Legend of St Francis, Sermon to the Birds, Giotto (Upper Basilica, Assisi)

God revealed to Francis the divine Presence in “brother sun” and “sister moon” and rewarded his devotion with the stigmata of Christ crucified—the first saint known to receive them. The prayer of St. Francis is spoken by people of all faiths around the world: “Lord, make me an instrument of thy peace!...”

Early life

Francis was born in 1182. His family name was Bernardone and his father was a cloth merchant. He led a boisterous and an indulgent life as a youth, and he used his money to pay for all the parties they held, and so he was called “the king of feasts.”

He left home to fight in the war with Perugia in 1202, a warring city state next to his own, and was captured and imprisoned for a year. Upon his return, he still was continuing in his old pleasureful ways. He was determined to become a knight. He heard the tales of King Arthur and the Round Table and the knights and the chivalry, and so he conceived of himself in the person of a knight. But as he was going to receive the necessary training, a mysterious voice spoke to him from within and posed to him this great riddle: “Francis, who can do more for you, the Lord or the servant?”

Francis answered, “The Lord.”

The voice said, “Therefore why do you leave the Lord for the servant and the prince for the vassal?”

Francis answered, “O Lord, what do you wish me to do?”

And the Lord said, “Return to Assisi and what you are to do will be revealed to you there.”

And so he returned. He became a very different Francis. He was quiet and serious. He knew the conversion of the apostle Saul on the road to Damascus. He had stepped into the very living presence of the aura of Jesus Christ, and that was enough to strip from him the outer layer, merely a patine over his soul of light, of the world consciousness.

His calling

As Francis was in prayer one day in 1206 at the ruined chapel of San Damiano outside the gate of Assisi, he heard a voice from the crucifix above the altar command: “Go, Francis, and repair my house which, as you see, is falling in ruins.”

Francis set about to do his heavenly Father’s business. He took a bolt of cloth from his human father, and he sold it. He presented the money to the Church. The priest refused it because he had heard that Francis had stolen the goods from his father in order to get the money.

Francis’ father pressed charges against him for the theft. Because Francis had taken the vow of the oblate, he was tried in an ecclesiastical court. Upon hearing the charges read by his father, Francis stripped himself of his clothing and threw them at the feet of his father. He said, “Here, I strip myself. Take what I have.”
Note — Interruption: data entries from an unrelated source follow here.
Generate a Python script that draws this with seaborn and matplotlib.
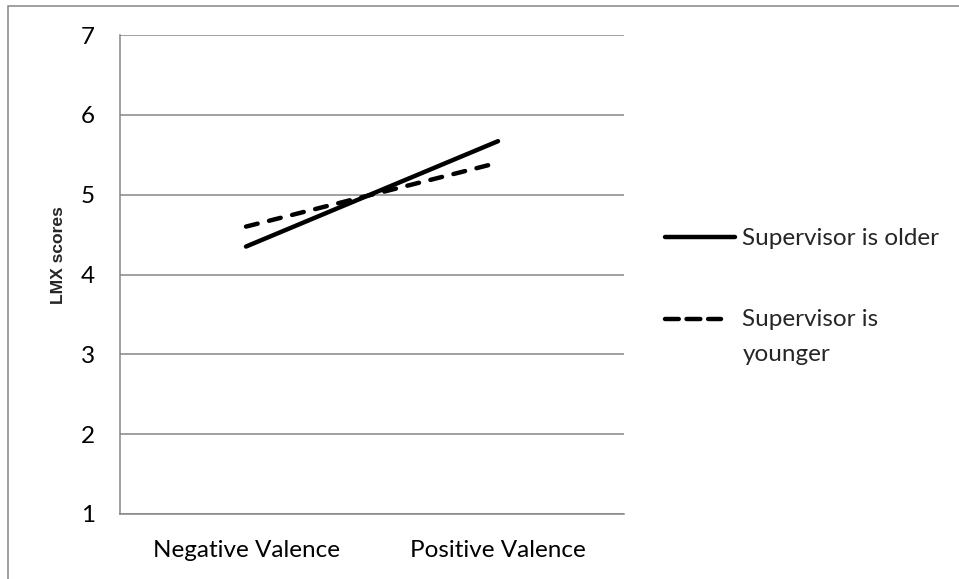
import matplotlib
matplotlib.use("Agg")
import matplotlib.pyplot as plt
import pandas as pd
import seaborn as sns
from matplotlib.patches import Rectangle

# valores
valence = ["Negative Valence", "Positive Valence"]
older = [4.35, 5.67]
younger = [4.6, 5.4]
groups = ["Supervisor is older", "Supervisor is\nyounger"]
y_ticks = [1, 2, 3, 4, 5, 6, 7]

df = pd.DataFrame({
    "Valence": valence * 2,
    "LMX": older + younger,
    "Group": [groups[0]] * 2 + [groups[1]] * 2,
})

sns.set_theme(style="white")
plt.rcParams["font.family"] = ["Lato", "DejaVu Sans"]
grid_color = "#868686"
fs = 17.5

fig = plt.figure(figsize=(9.59, 5.79), dpi=100)
ax = fig.add_axes([120 / 959, 1 - 514 / 579, 504 / 959, 479 / 579])

sns.lineplot(data=df, x="Valence", y="LMX", hue="Group", style="Group",
             palette=["black", "black"],
             dashes={groups[0]: "", groups[1]: (2.7, 2.65)},
             linewidth=3.2, legend=False, ax=ax)
for line in ax.get_lines():
    line.set_solid_capstyle("round")
    line.set_dash_capstyle("round")

ax.set_xlim(-0.5, 1.5)
ax.set_ylim(1, 7)
ax.set_yticks(y_ticks)
ax.yaxis.grid(True, color=grid_color, linewidth=1.1)
ax.set_axisbelow(True)
for side in ["top", "right"]:
    ax.spines[side].set_visible(False)
for side in ["left", "bottom"]:
    ax.spines[side].set_color(grid_color)
    ax.spines[side].set_linewidth(1.1)
ax.tick_params(axis="y", length=0, pad=18, labelsize=fs, colors="black")
ax.tick_params(axis="x", length=0, pad=19, labelsize=fs, colors="black")
ax.set_xlabel("")
ax.set_ylabel("LMX scores", fontsize=12.6, fontweight="bold",
              family=["Liberation Sans", "DejaVu Sans"])
ax.yaxis.set_label_coords(-0.108, 0.541)

# legenda à direita
leg = ax.legend(ax.get_lines(), groups, loc="upper left",
                bbox_to_anchor=(665 / 959, 1 - 228 / 579),
                bbox_transform=fig.transFigure, frameon=False,
                fontsize=fs, handlelength=2.88, handletextpad=0.3,
                borderpad=0, borderaxespad=0, labelspacing=2.48)
for t in leg.get_texts():
    t.set_linespacing(1.8)
# traço da legenda: três segmentos, alinhado com a primeira linha do texto
h2 = leg.legend_handles[1]
h2.set_dashes((3.1, 1.75))
x0 = h2.get_xdata()[0]
y0 = h2.get_ydata()[0] + 13
h2.set_data([x0, x0 + 40.5], [y0, y0])

# moldura externa do gráfico
fig.add_artist(Rectangle((8 / 959, -0.1), 1.0, 1.1 - 6 / 579,
                         transform=fig.transFigure, fill=False,
                         edgecolor=grid_color, linewidth=1.1))

fig.savefig("out.png", dpi=100)
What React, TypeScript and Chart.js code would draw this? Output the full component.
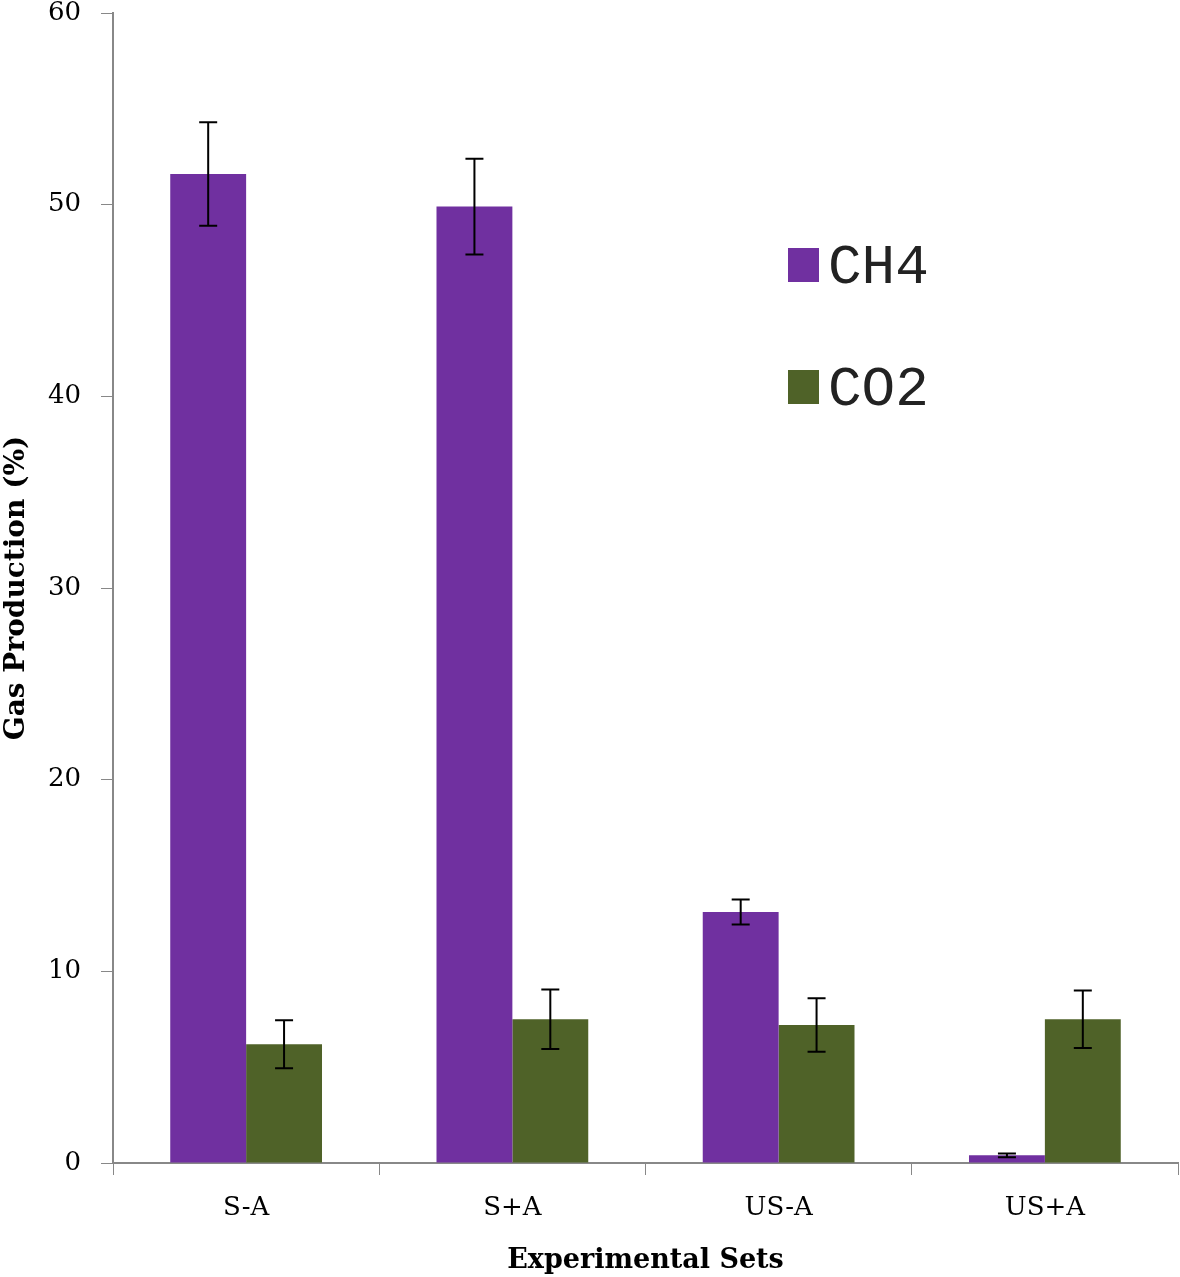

Immediately the bishop walked over to Francis and laid his own mantle upon him. Francis had received the appearance of the Saviour directly, and now the outer Church recognized him. The mantle of the bishop was laid upon him. He gave up the clothing, the right and wrong of this world, and he was clothed upon with the mantle of the one who was anointed within the structure of Jesus’ Church. The case was dismissed because the money had already been returned to Francis’ father by the priest of the Church.

Renouncing worldly goods and family ties, Francis embraced a life of poverty. He wandered around the countryside for a year clothed in tattered rags. He returned to Assisi and begged for lime and mortar to repair the church of San Damiano, and for two or three years, he fervently dedicated himself to repairing the church of San Damiano, a chapel honoring St. Peter, and the Portiuncula, the chapel of St. Mary of the Angels, near Assisi. He was treated with great scorn by the people of Assisi, but he continued to pursue the path that he knew to be his own.

Francis’ “day of decision”

The Portiuncula, which was to become the cradle of the Franciscan Order, was described by Saint Bonaventure as “the place that Francis loved most in the whole world.” It was there that Francis received the revelation of his true vocation.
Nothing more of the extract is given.